All movies about war are limited, Phillips says, because nothing can fully capture the horror and drudgery of combat life. “They can never be totally realistic, because you can’t show the misery of lying all night in the cold rain or going without a bath day after day,” says Phillips, who fought at Guadalcanal island in the South Pacific and in other major campaigns of the war.
Respect for history
“There is an honesty to Ken’s filmmaking because he treats history with respect, capturing the drama of everyday life in even the most remarkable of times,” says John Wilson, senior vice president and chief TV programming executive at PBS.
As Burns anxiously waits for The War to air, he’s been editing his next series, a history of America’s national parks. He’s also accompanied The War to a few special showings, including the Cannes Film Festival, which screened all 14-and-a-half hours.

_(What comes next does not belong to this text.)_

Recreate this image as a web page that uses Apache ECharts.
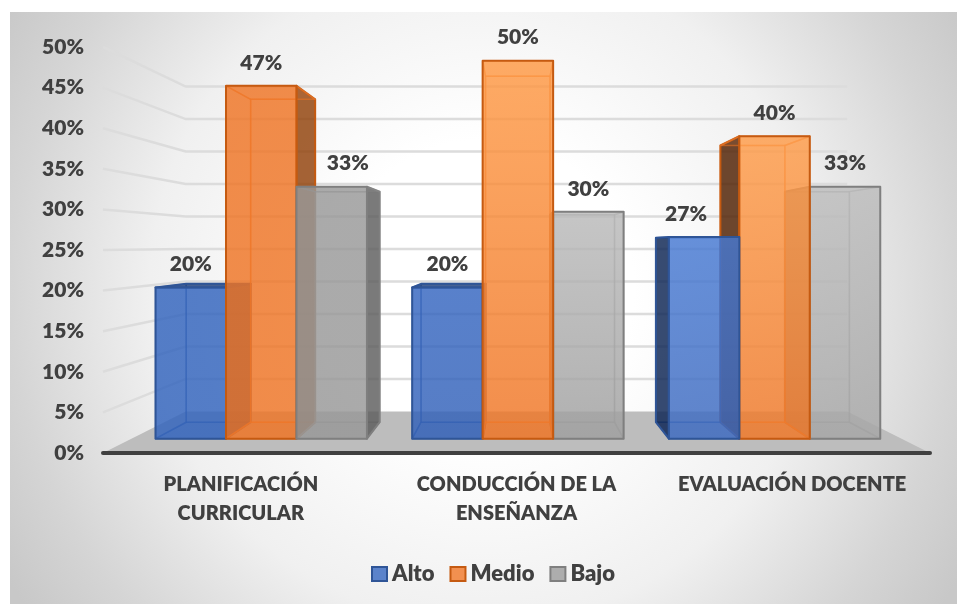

“People stood up and cheered,” Burns says. “This French woman, who didn’t speak any English, came up in tears and put her arms around me and just sobbed. It was one of the great moments of my life, to see that this film can travel outside of America and still be effective.”
He had a similar experience when he previewed the film for some World War II veterans who weren’t in the film. “One guy just broke down afterward,” Burns says. “He said he’d waited all his life, and someone has finally shown it the way he remembered it. That’s the best review I’ve ever received.”